Source data:
-=-=-=-=-

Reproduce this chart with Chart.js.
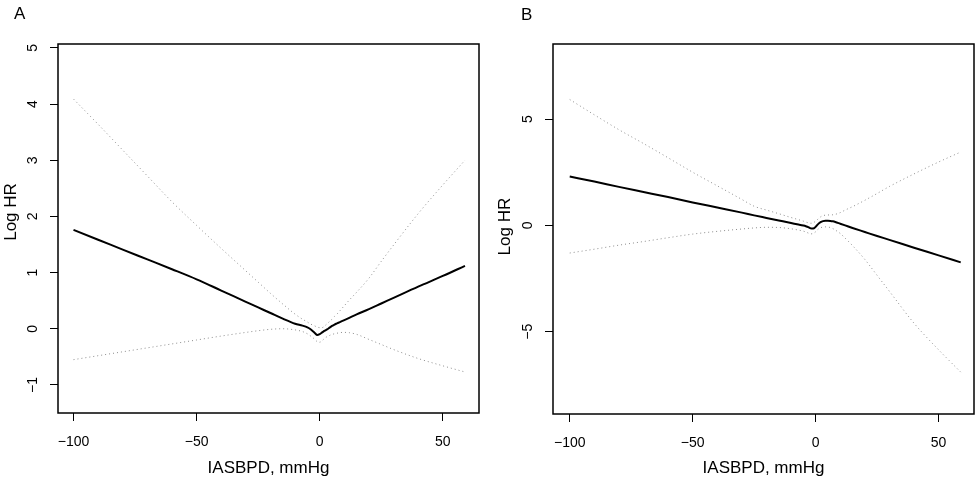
<!DOCTYPE html>
<html>
<head>
<meta charset="utf-8">
<script src="https://cdn.jsdelivr.net/npm/chart.js@4"></script>
<style>
  body { margin: 0; background: #fff; }
  .panel { position: absolute; top: 0; }
  .tag { position: absolute; font: 17px "Liberation Sans", Arial, sans-serif; color: #000; }
</style>
</head>
<body>
<canvas id="chartA" class="panel" style="left:0" width="490" height="481"></canvas>
<canvas id="chartB" class="panel" style="left:490px" width="489" height="481"></canvas>
<div class="tag" style="left:14px;top:4px">A</div>
<div class="tag" style="left:521px;top:5px">B</div>
<script>
const xValues = [-100, -90, -80, -70, -60, -50, -40, -30, -25, -20, -15, -10, -7, -5, -4, -3, -2, -1,
  0, 1, 2, 3, 4, 5, 6, 7, 8, 10, 12, 15, 20, 25, 30, 40, 50, 59];

// panel A
const fitA = [1.76, 1.585, 1.41, 1.235, 1.06, 0.88, 0.68, 0.48, 0.38, 0.28, 0.18, 0.09, 0.055, 0.025, 0.0, -0.035, -0.075, -0.11,
  -0.095, -0.065, -0.035, -0.01, 0.02, 0.05, 0.075, 0.095, 0.115, 0.155, 0.195, 0.255, 0.35, 0.45, 0.55, 0.75, 0.94, 1.12];
const upperA = [4.09, 3.64, 3.18, 2.72, 2.26, 1.84, 1.43, 1.03, 0.83, 0.63, 0.44, 0.26, 0.17, 0.12, 0.09, 0.07, 0.05, 0.03,
  0.02, 0.02, 0.05, 0.09, 0.13, 0.17, 0.22, 0.26, 0.31, 0.41, 0.51, 0.65, 0.9, 1.2, 1.49, 2.05, 2.56, 3.0];
const lowerA = [-0.55, -0.48, -0.41, -0.34, -0.27, -0.2, -0.13, -0.065, -0.035, -0.01, 0.0, -0.02, -0.05, -0.09, -0.12, -0.15, -0.19, -0.23,
  -0.24, -0.21, -0.17, -0.14, -0.12, -0.1, -0.09, -0.08, -0.07, -0.065, -0.07, -0.1, -0.19, -0.28, -0.37, -0.53, -0.66, -0.77];

// panel B
const fitB = [2.30, 2.06, 1.81, 1.57, 1.33, 1.08, 0.84, 0.60, 0.47, 0.35, 0.23, 0.11, 0.04, -0.01, -0.04, -0.08, -0.14, -0.15,
  -0.07, 0.06, 0.15, 0.2, 0.22, 0.22, 0.21, 0.19, 0.16, 0.08, 0.0, -0.12, -0.31, -0.5, -0.68, -1.05, -1.41, -1.74];
const upperB = [5.92, 5.2, 4.5, 3.85, 3.18, 2.5, 1.86, 1.22, 0.9, 0.72, 0.55, 0.37, 0.27, 0.2, 0.16, 0.12, 0.1, 0.12,
  0.2, 0.3, 0.4, 0.46, 0.48, 0.49, 0.49, 0.5, 0.52, 0.6, 0.72, 0.88, 1.18, 1.5, 1.83, 2.42, 2.98, 3.45];
const lowerB = [-1.3, -1.12, -0.93, -0.76, -0.58, -0.41, -0.28, -0.17, -0.12, -0.09, -0.1, -0.16, -0.22, -0.27, -0.31, -0.36, -0.4, -0.38,
  -0.3, -0.18, -0.11, -0.08, -0.07, -0.08, -0.1, -0.15, -0.22, -0.38, -0.6, -0.95, -1.6, -2.35, -3.1, -4.6, -5.85, -6.9];

const xTicks = [-100, -50, 0, 50];
const yTicksA = [-1, 0, 1, 2, 3, 4, 5];
const yTicksB = [-5, 0, 5];

const fontFamily = "'Liberation Sans', Arial, sans-serif";
const minus = (v) => String(v).replace("-", "\u2212");

function toPoints(ys) {
  return xValues.map((x, i) => ({ x: x, y: ys[i] }));
}

// box round the plot region, like R's box()
const frame = {
  id: "frame",
  afterDraw(chart) {
    const { ctx, chartArea: a } = chart;
    ctx.save();
    ctx.strokeStyle = "#000";
    ctx.lineWidth = 1.5;
    ctx.strokeRect(a.left, a.top, a.right - a.left, a.bottom - a.top);
    ctx.restore();
  },
};

function curve(ys, solid) {
  return {
    data: toPoints(ys),
    showLine: true,
    borderColor: solid ? "#000" : "#8c8c8c",
    borderWidth: solid ? 2 : 1,
    borderDash: solid ? [] : [1, 3],
    pointRadius: 0,
    cubicInterpolationMode: "monotone",
  };
}

function drawPanel(id, p) {
  const ctx = document.getElementById(id).getContext("2d");
  return new Chart(ctx, {
    type: "scatter",
    data: {
      datasets: [curve(p.lower, false), curve(p.upper, false), curve(p.fit, true)],
    },
    options: {
      responsive: false,
      animation: false,
      events: [],
      layout: { padding: { top: 44, right: p.right, left: 0, bottom: 0 } },
      plugins: { legend: { display: false }, tooltip: { enabled: false } },
      scales: {
        x: {
          type: "linear",
          min: p.xMin,
          max: p.xMax,
          afterBuildTicks: (s) => { s.ticks = xTicks.map((v) => ({ value: v })); },
          afterFit: (s) => { s.height = p.xHeight; },
          border: { display: false },
          grid: { drawOnChartArea: false, tickLength: 8, color: "#000" },
          ticks: { color: "#000", padding: 13, font: { family: fontFamily, size: 14 }, callback: minus },
          title: {
            display: true,
            text: "IASBPD, mmHg",
            color: "#000",
            font: { family: fontFamily, size: 17 },
            padding: { top: 0, bottom: 2.5 },
          },
        },
        y: {
          type: "linear",
          min: p.yMin,
          max: p.yMax,
          afterBuildTicks: (s) => { s.ticks = p.yTicks.map((v) => ({ value: v })); },
          afterFit: (s) => { s.width = p.yWidth; },
          border: { display: false },
          grid: { drawOnChartArea: false, tickLength: 8, color: "#000" },
          ticks: {
            color: "#000",
            padding: 9,
            minRotation: 90,
            maxRotation: 90,
            crossAlign: "center",
            font: { family: fontFamily, size: 14 },
            callback: minus,
          },
          title: {
            display: true,
            text: p.yTitle,
            color: "#000",
            font: { family: fontFamily, size: 17 },
            padding: { top: p.yTitlePad, bottom: 0 },
          },
        },
      },
    },
    plugins: [frame],
  });
}

// the A label sits a little above the middle of its axis in the original
drawPanel("chartA", {
  fit: fitA, upper: upperA, lower: lowerA, yTicks: yTicksA,
  xMin: -106.3, xMax: 64.7, yMin: -1.5, yMax: 5.07,
  right: 11, yWidth: 58, xHeight: 68, yTitlePad: 1, yTitle: "       Log HR",
});
drawPanel("chartB", {
  fit: fitB, upper: upperB, lower: lowerB, yTicks: yTicksB,
  xMin: -106.8, xMax: 64.4, yMin: -8.87, yMax: 8.53,
  right: 5, yWidth: 63, xHeight: 67, yTitlePad: 5.6, yTitle: " Log HR",
});
</script>
</body>
</html>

-=-=-=-=-

Problem statement: Your task is to reproduce exactly the lines from the start of the data above through the line containing "-0.53, -0.66, -0.77];", leaving every picture out.

Answer:
Reproduce this chart with Chart.js.
<!DOCTYPE html>
<html>
<head>
<meta charset="utf-8">
<script src="https://cdn.jsdelivr.net/npm/chart.js@4"></script>
<style>
  body { margin: 0; background: #fff; }
  .panel { position: absolute; top: 0; }
  .tag { position: absolute; font: 17px "Liberation Sans", Arial, sans-serif; color: #000; }
</style>
</head>
<body>
<canvas id="chartA" class="panel" style="left:0" width="490" height="481"></canvas>
<canvas id="chartB" class="panel" style="left:490px" width="489" height="481"></canvas>
<div class="tag" style="left:14px;top:4px">A</div>
<div class="tag" style="left:521px;top:5px">B</div>
<script>
const xValues = [-100, -90, -80, -70, -60, -50, -40, -30, -25, -20, -15, -10, -7, -5, -4, -3, -2, -1,
  0, 1, 2, 3, 4, 5, 6, 7, 8, 10, 12, 15, 20, 25, 30, 40, 50, 59];

// panel A
const fitA = [1.76, 1.585, 1.41, 1.235, 1.06, 0.88, 0.68, 0.48, 0.38, 0.28, 0.18, 0.09, 0.055, 0.025, 0.0, -0.035, -0.075, -0.11,
  -0.095, -0.065, -0.035, -0.01, 0.02, 0.05, 0.075, 0.095, 0.115, 0.155, 0.195, 0.255, 0.35, 0.45, 0.55, 0.75, 0.94, 1.12];
const upperA = [4.09, 3.64, 3.18, 2.72, 2.26, 1.84, 1.43, 1.03, 0.83, 0.63, 0.44, 0.26, 0.17, 0.12, 0.09, 0.07, 0.05, 0.03,
  0.02, 0.02, 0.05, 0.09, 0.13, 0.17, 0.22, 0.26, 0.31, 0.41, 0.51, 0.65, 0.9, 1.2, 1.49, 2.05, 2.56, 3.0];
const lowerA = [-0.55, -0.48, -0.41, -0.34, -0.27, -0.2, -0.13, -0.065, -0.035, -0.01, 0.0, -0.02, -0.05, -0.09, -0.12, -0.15, -0.19, -0.23,
  -0.24, -0.21, -0.17, -0.14, -0.12, -0.1, -0.09, -0.08, -0.07, -0.065, -0.07, -0.1, -0.19, -0.28, -0.37, -0.53, -0.66, -0.77];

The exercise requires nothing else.